Portanto, percorri toda a gama de funções possível. Assim, a minha única ambição e desejo é que os projetos que ajudei a criar e desenvolver, em conjunto com muitos dirigentes, amigos e companheiros de atividade, continuem a contribuir para o constante desenvolvimento e projeção da arbitragem portuguesa.
Teres sempre tido o à vontade de te assumires como adepto do Sporting criou-te problemas?
Admito que nalguns setores sim, mas deu-me uma grande tranquilidade e paz de espírito.
Não era fácil ser árbitro no teu tempo pois não?

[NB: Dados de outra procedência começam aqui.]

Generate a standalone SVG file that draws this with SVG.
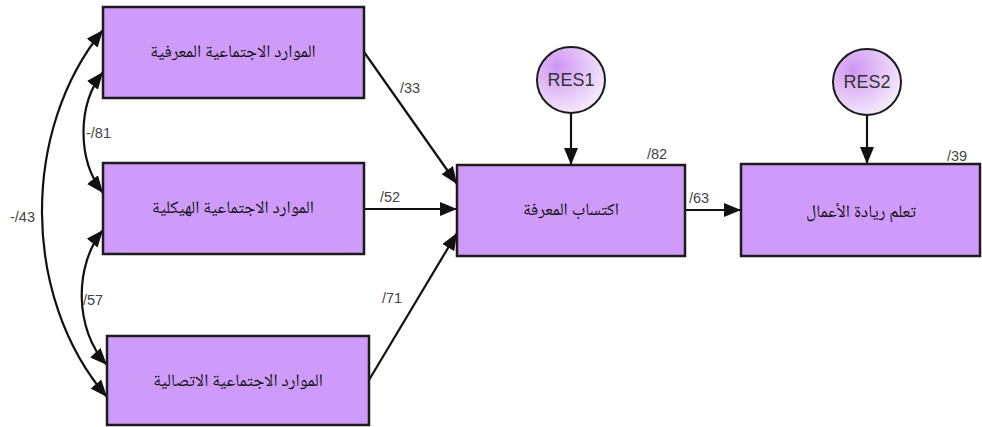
<svg xmlns="http://www.w3.org/2000/svg" width="982" height="427" viewBox="0 0 982 427">
<defs>
<marker id="ah" markerUnits="userSpaceOnUse" markerWidth="18" markerHeight="14" refX="17" refY="7" orient="auto-start-reverse" viewBox="0 0 18 14">
<path d="M0,0 L17,7 L0,14 z" fill="#111"/>
</marker>
<radialGradient id="cg" cx="0.3" cy="0.3" r="0.8">
<stop offset="0" stop-color="#cf96f2"/>
<stop offset="1" stop-color="#f6effc"/>
</radialGradient>
<style>
.box{fill:#cf9bfa;stroke:#1c1c1c;stroke-width:2.5}
.ar{font-family:'Noto Naskh Arabic','DejaVu Sans',sans-serif;font-size:17.5px;fill:#111;text-anchor:middle;dominant-baseline:middle}
.lb{font-family:'Liberation Sans',Arial,sans-serif;font-size:14.5px;fill:#444;direction:ltr}
.res{fill:url(#cg);stroke:#1c1c1c;stroke-width:2}
.rt{font-family:'Liberation Sans',Arial,sans-serif;font-size:18px;fill:#333;text-anchor:middle;dominant-baseline:middle}
.c{fill:none;stroke:#111;stroke-width:2.2}
</style>
</defs>
<g id="connectors">
<path class="c" d="M364,52 L457,184" marker-end="url(#ah)"/>
<path class="c" d="M364,209 L457,209" marker-end="url(#ah)"/>
<path class="c" d="M369,380 L457,233" marker-end="url(#ah)"/>
<path class="c" d="M685,210 L741,210" marker-end="url(#ah)"/>
<path class="c" d="M571,113 L571,165" marker-end="url(#ah)"/>
<path class="c" d="M867,115 L867,164" marker-end="url(#ah)"/>
<path class="c" d="M103,72 C77,105 77,160 103,193" marker-start="url(#ah)" marker-end="url(#ah)"/>
<path class="c" d="M103,230 C74,265 74,330 107,365" marker-start="url(#ah)" marker-end="url(#ah)"/>
<path class="c" d="M103,30 C21,130 21,297 107,397" marker-start="url(#ah)" marker-end="url(#ah)"/>
<text class="lb" x="400" y="93">/33</text>
<text class="lb" x="380" y="202">/52</text>
<text class="lb" x="382" y="303">/71</text>
<text class="lb" x="647" y="159">/82</text>
<text class="lb" x="689" y="203">/63</text>
<text class="lb" x="947" y="161">/39</text>
<text class="lb" x="86" y="138">-/81</text>
<text class="lb" x="83" y="305">/57</text>
<text class="lb" x="10" y="222">-/43</text>
</g>
<g id="n1"><rect class="box" x="103" y="7" width="261" height="91"/><text class="ar" x="233" y="52">الموارد الاجتماعية المعرفية</text></g>
<g id="n2"><rect class="box" x="103" y="163" width="261" height="91"/><text class="ar" x="233" y="208">الموارد الاجتماعية الهيكلية</text></g>
<g id="n3"><rect class="box" x="107" y="336" width="262" height="89"/><text class="ar" x="238" y="381">الموارد الاجتماعية الاتصالية</text></g>
<g id="n4"><rect class="box" x="457" y="165" width="228" height="91"/><text class="ar" x="571" y="210">اكتساب المعرفة</text></g>
<g id="n5"><rect class="box" x="741" y="164" width="239" height="92"/><text class="ar" x="861" y="212">تعلم ريادة الأعمال</text></g>
<g id="res1"><ellipse class="res" cx="571" cy="80" rx="34" ry="33"/><text class="rt" x="571" y="81">RES1</text></g>
<g id="res2"><ellipse class="res" cx="867" cy="82" rx="34" ry="33"/><text class="rt" x="867" y="83">RES2</text></g>
</svg>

Não era, de facto, fácil. A organização era mais frágil e muito menos profissional, o enquadramento era mais desviante, os apoios eram escassos, as condições oferecidas eram menores, enfim, éramos assim todos um pouco self made referees, por assim dizer.
Foste muito pressionado?
Os árbitros em geral, e os de topo em especial, têm a experiência e os “saberes” suficientes para lidar com todo o tipo de pressão. Pelo meu lado, sempre procurei que as pressões que sempre existem, antes como agora, não me fizessem desviar dos meus princípios e valores nem afetar os meus desempenhos.
Havia jogadores especialmente difíceis?
Sempre procurei manter uma relação de proximidade com todos os jogadores, em particular com aqueles que tinham a propensão pessoal ou instrução tática para nos dificultar a vida.
Qual foi o pior jogo da tua carreira?
O pior jogo da minha carreira foi simultaneamente o mais alegre e o mais triste. A final da Taça de Portugal entre Benfica e Sporting, no Jamor, onde infelizmente um adepto do futebol faleceu em circunstâncias trágicas.
E que imagem mais bonita guardas dela?
Guardo imensas, felizmente! Quatro jogos em duas fases finais de dois campeonatos do Mundo, um Europeu, três finais da UEFA, uma meia-final da Champions League entre o Barcelona, de Figo, e o Valencia com 103.000 espetadores a assistir… enfim. Imensas.